= The Real Bears =

The Real Bears is an anti-soft-drink advertising campaign by the Center for Science in the Public Interest, which debuted in October 2012. It is a parody of the Coca-Cola Company's ad campaigns depicting polar bears, in particular the "Open Happiness" ads, and was produced with the help of Alex Bogusky. Michael Jacobson said that the ad was "...our attempt to reposition soft drinks from a source of happiness to a major cause of disease." CSPI chose Bogusky to direct the ad because, they said, they had long admired his work in creating anti-tobacco ads through his agency, Crispin Porter + Bogusky.
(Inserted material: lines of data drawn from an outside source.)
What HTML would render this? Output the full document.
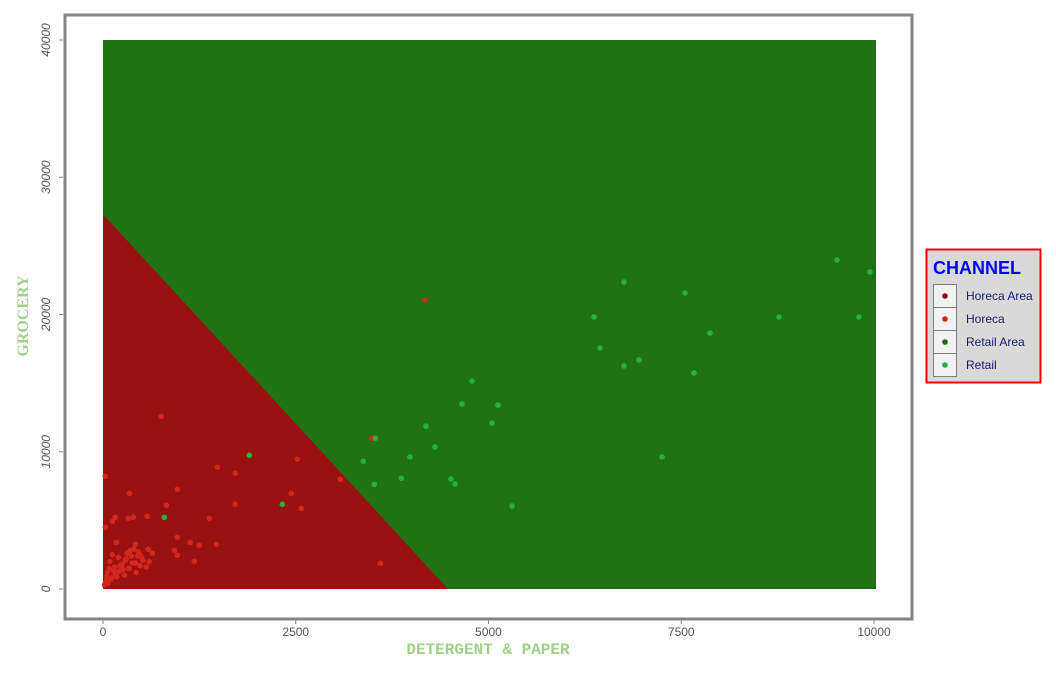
<!DOCTYPE html>
<html><head><meta charset="utf-8"><style>
body{margin:0;background:#fff;width:1056px;height:672px;overflow:hidden;font-family:"Liberation Sans",sans-serif}
</style></head><body>
<svg id="chart" width="1056" height="672" xmlns="http://www.w3.org/2000/svg">
<rect x="65" y="15" width="847" height="604" fill="#fff" stroke="#848484" stroke-width="3"/>
<g id="areas"></g><g id="pts"></g><g id="axes"></g>
<text x="488" y="654" text-anchor="middle" font-family="Liberation Mono,monospace" font-weight="bold" font-size="16" fill="#9fd18a">DETERGENT &amp; PAPER</text>
<text transform="translate(28,316) rotate(-90)" text-anchor="middle" font-family="Liberation Serif,serif" font-weight="bold" font-size="16" fill="#9fd18a">GROCERY</text>
<g>
<rect x="926.5" y="249.5" width="114" height="133" fill="#d9d9d9" stroke="#ff0000" stroke-width="2"/>
<text x="933" y="274" font-weight="bold" font-size="18" fill="#0000ff">CHANNEL</text>
<g id="leg"></g>
</g>
</svg>
<script>
const xTicks=[0,2500,5000,7500,10000];
const yTicks=[0,10000,20000,30000,40000];
const boundaryX=4475, boundaryY=27300;
const horecaX=[755,30,1483,1716,2520,964,342,822,1716,2443,2572,3078,575,393,328,160,121,30,1379,964,173,420,1132,1249,1470,925,964,588,484,1184,3597,3480,4176,
 60,90,120,150,200,250,280,300,330,350,400,420,450,480,520,560,600,640,100,140,180,220,260,310,370,430,20,40,70,110,160,210,240,290,340,380,460,500,50,80];
const horecaY=[12580,8210,8870,8430,9450,7260,6970,6100,6170,6970,5880,7990,5300,5220,5150,5220,4930,4500,5150,3770,3400,3260,3400,3190,3260,2820,2460,2890,2460,2020,1870,10980,21060,
 1200,2000,2500,1600,2300,1800,1000,2200,1500,2800,2900,1900,2400,1700,2100,1600,2000,2600,700,1300,900,1700,1400,2600,2400,1200,300,600,400,800,1000,1300,1700,2100,1500,1900,2700,2300,900,1500];
const retailX=[1898,2326,795,3532,3376,3519,3869,4189,3982,4306,4513,4565,4656,4786,5123,5045,5305,6368,6446,6757,6757,6952,7250,7549,7665,7873,8768,9520,9805,9948];
const retailY=[9740,6170,5220,10980,9300,7630,8070,11870,9620,10350,8010,7650,13480,15150,13400,12090,6050,19820,17560,22370,16250,16690,9620,21570,15740,18650,19820,23970,19820,23100];
const legLabels=["Horeca Area","Horeca","Retail Area","Retail"];
const legColors=["#8b0e0e","#d2261e","#1f6a14","#22b33a"];
const X=v=>103+v*0.0771, Y=v=>589-v*0.013725;
const NS="http://www.w3.org/2000/svg";
function mk(t,a,p){const e=document.createElementNS(NS,t);for(const k in a)e.setAttribute(k,a[k]);p.appendChild(e);return e;}
const A=document.getElementById('areas');
const g=mk('rect',{x:X(0),y:Y(40000),width:X(10000)-X(0)+2,height:Y(0)-Y(40000),fill:'#217215'},A);


const r=mk('polygon',{points:`${X(0)},${Y(0)} ${X(0)},${Y(boundaryY)} ${X(boundaryX)},${Y(0)}`,fill:'#991111'},A);


const P=document.getElementById('pts');
horecaX.forEach((x,i)=>{const c=mk('circle',{cx:X(x),cy:Y(horecaY[i]),r:2.8,fill:'#d2261e'},P);

});
retailX.forEach((x,i)=>{const c=mk('circle',{cx:X(x),cy:Y(retailY[i]),r:2.8,fill:'#22b33a'},P);

});
const AX=document.getElementById('axes');
xTicks.forEach(v=>{mk('line',{x1:X(v),x2:X(v),y1:620,y2:624,stroke:'#848484'},AX);
const t=mk('text',{x:X(v),y:636,'text-anchor':'middle','font-size':12,fill:'#555'},AX);t.textContent=v;

});
yTicks.forEach(v=>{mk('line',{x1:59,x2:63,y1:Y(v),y2:Y(v),stroke:'#848484'},AX);
const t=mk('text',{transform:`translate(50,${Y(v)}) rotate(-90)`,'text-anchor':'middle','font-size':12,'font-style':'italic',fill:'#555'},AX);t.textContent=v;

});
const L=document.getElementById('leg');
legLabels.forEach((s,i)=>{const y=284+i*23;
mk('rect',{x:933.5,y:y+0.5,width:23,height:23,fill:'#f2f2f2',stroke:'#7f7f7f'},L);
mk('circle',{cx:945,cy:y+12,r:2.8,fill:legColors[i]},L);
const t=mk('text',{x:966,y:y+16,'font-size':12,fill:'#1a1a6e'},L);t.textContent=s;

});
</script>
</body></html>
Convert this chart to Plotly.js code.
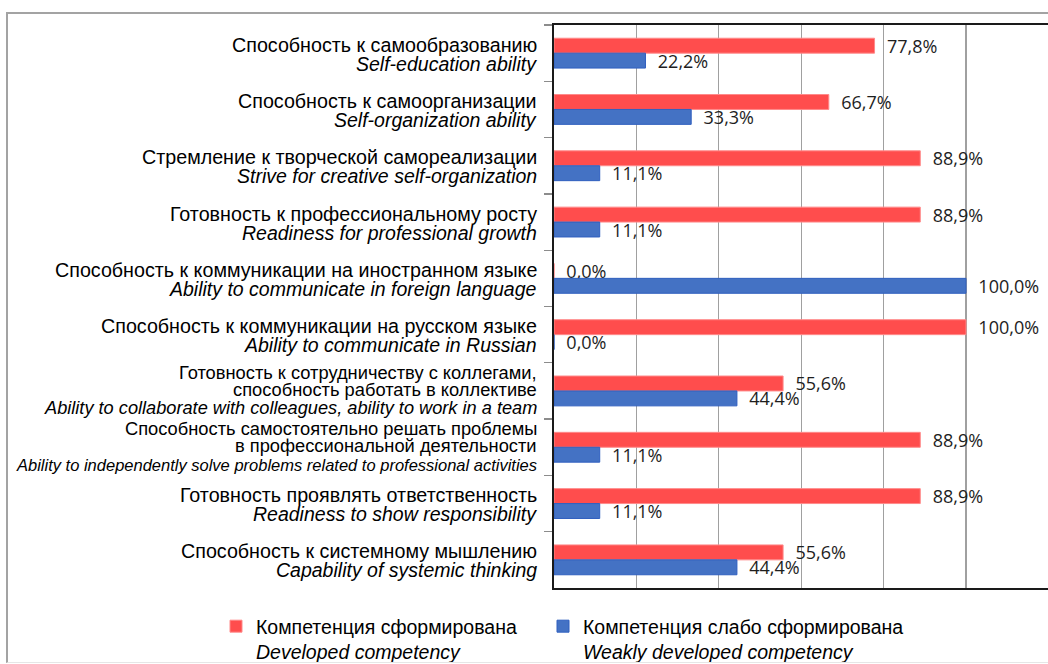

The song playing throughout the CSPI ad is by Jason Mraz and is entitled "Sugar." The ad depicts polar bears suffering from a wide variety of health problems as a result of soda consumption, such as type II diabetes and erectile dysfunction. In response to the ad, Coca-Cola spokeswoman Susan Stribling stated that the ad was "irresponsible and the usual grandstanding from CSPI,” and Karen Hanretty, a spokeswoman for the American Beverage Association, noted that soda consumption has decreased over the last decade or so, whereas obesity rates have still risen over the same time period, saying, "CSPI is better at producing videos than they are doing math." The video has over 2 million views on YouTube.